- What you need to do -
State how many lines in the listing below include the word "chart". Give nothing but the number.

- Data -
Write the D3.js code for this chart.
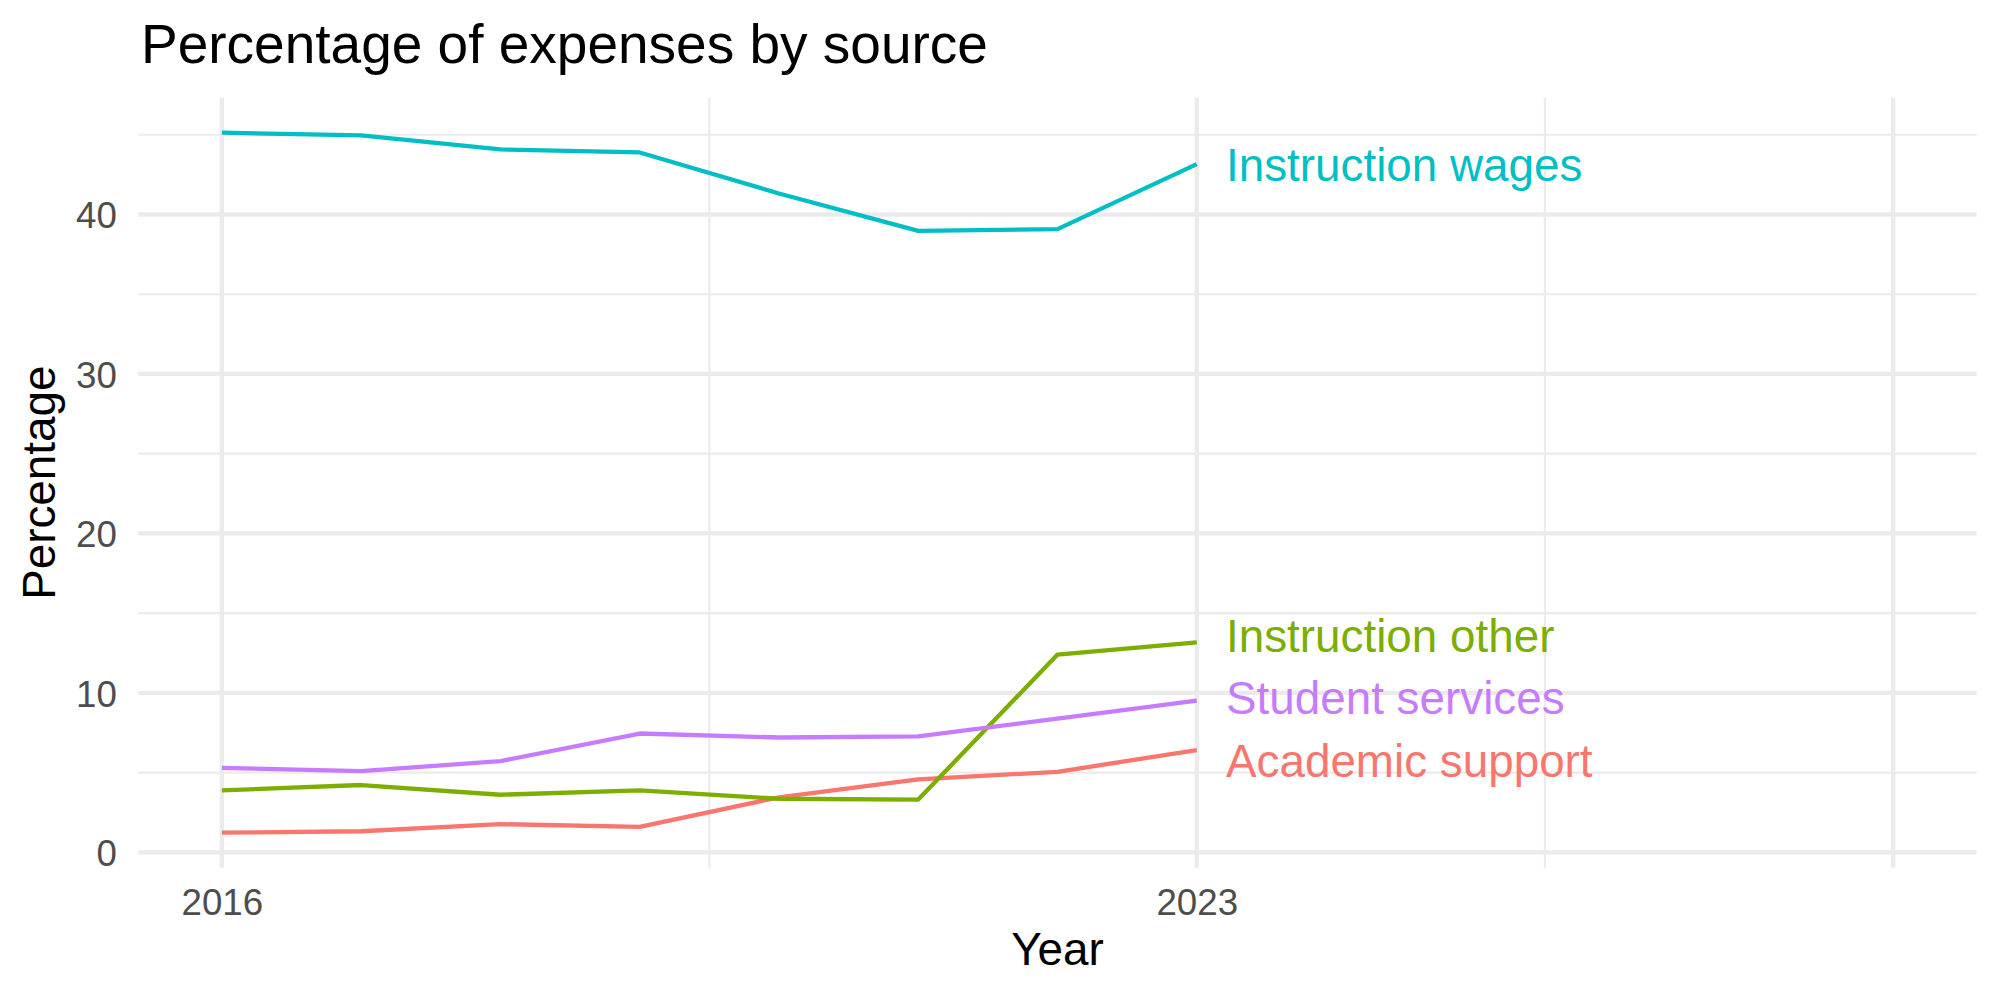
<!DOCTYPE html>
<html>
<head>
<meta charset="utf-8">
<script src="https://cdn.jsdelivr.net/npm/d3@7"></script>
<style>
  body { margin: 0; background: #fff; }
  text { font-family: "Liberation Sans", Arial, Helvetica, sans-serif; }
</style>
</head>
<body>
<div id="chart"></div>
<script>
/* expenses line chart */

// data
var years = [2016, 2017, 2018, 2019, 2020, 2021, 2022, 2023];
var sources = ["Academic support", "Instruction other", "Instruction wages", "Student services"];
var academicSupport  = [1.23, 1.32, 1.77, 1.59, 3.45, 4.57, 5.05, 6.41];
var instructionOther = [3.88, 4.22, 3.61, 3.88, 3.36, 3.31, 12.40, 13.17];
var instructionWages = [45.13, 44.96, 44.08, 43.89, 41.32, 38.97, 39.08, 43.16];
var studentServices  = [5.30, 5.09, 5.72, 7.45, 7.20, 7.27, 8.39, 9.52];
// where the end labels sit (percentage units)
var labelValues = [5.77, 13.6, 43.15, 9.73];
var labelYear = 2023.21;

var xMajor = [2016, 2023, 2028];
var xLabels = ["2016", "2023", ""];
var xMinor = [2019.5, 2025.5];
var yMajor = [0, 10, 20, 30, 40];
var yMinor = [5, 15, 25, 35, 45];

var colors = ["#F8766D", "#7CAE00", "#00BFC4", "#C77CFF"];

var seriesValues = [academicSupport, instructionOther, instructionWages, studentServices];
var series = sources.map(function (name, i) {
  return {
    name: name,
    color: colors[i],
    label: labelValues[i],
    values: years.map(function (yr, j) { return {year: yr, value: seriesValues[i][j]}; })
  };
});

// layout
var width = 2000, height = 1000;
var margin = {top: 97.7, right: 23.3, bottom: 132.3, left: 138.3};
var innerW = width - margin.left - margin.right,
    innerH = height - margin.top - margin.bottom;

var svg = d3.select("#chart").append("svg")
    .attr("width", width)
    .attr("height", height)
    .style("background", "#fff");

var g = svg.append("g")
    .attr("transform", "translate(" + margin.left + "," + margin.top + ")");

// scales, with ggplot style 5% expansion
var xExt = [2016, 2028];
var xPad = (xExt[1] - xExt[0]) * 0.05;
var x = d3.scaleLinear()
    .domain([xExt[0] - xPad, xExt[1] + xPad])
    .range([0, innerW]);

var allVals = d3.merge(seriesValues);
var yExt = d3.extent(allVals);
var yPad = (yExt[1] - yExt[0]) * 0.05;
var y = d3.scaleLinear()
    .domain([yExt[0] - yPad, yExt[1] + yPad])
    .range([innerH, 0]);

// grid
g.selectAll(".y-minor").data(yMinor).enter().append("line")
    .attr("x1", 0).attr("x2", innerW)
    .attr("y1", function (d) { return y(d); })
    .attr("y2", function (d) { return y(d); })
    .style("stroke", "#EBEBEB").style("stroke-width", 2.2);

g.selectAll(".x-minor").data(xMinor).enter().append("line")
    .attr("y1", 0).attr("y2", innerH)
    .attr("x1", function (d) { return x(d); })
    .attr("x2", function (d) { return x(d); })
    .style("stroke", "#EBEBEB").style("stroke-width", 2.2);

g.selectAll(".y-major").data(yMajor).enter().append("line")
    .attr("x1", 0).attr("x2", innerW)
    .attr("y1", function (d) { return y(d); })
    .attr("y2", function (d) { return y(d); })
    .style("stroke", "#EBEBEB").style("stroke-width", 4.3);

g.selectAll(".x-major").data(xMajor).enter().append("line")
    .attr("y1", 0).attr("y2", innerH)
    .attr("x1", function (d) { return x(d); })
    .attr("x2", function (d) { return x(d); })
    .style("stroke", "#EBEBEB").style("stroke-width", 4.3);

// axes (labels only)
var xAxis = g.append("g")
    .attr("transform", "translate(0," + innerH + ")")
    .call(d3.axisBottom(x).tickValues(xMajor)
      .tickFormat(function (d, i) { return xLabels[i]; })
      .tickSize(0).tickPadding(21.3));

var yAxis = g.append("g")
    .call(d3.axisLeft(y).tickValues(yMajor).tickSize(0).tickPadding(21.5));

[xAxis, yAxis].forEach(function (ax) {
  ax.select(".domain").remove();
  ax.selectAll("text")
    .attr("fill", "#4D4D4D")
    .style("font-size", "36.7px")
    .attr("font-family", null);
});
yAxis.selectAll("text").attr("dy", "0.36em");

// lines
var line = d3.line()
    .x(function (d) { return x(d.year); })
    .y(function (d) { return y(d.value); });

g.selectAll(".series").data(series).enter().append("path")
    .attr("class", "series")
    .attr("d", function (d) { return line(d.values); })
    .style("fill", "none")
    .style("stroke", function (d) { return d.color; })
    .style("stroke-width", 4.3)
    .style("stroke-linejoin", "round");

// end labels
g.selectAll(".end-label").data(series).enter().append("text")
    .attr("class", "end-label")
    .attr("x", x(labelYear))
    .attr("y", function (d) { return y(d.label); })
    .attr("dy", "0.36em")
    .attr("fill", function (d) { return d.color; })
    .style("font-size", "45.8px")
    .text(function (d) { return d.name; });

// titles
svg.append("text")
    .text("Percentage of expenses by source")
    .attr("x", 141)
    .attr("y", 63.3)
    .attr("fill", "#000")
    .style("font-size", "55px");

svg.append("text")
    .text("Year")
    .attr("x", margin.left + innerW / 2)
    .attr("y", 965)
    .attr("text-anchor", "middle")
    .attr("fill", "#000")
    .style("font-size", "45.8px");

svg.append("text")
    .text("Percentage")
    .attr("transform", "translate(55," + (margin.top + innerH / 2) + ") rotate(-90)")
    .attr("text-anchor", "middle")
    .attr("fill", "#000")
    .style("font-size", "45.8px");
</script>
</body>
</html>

- Response to this task -
4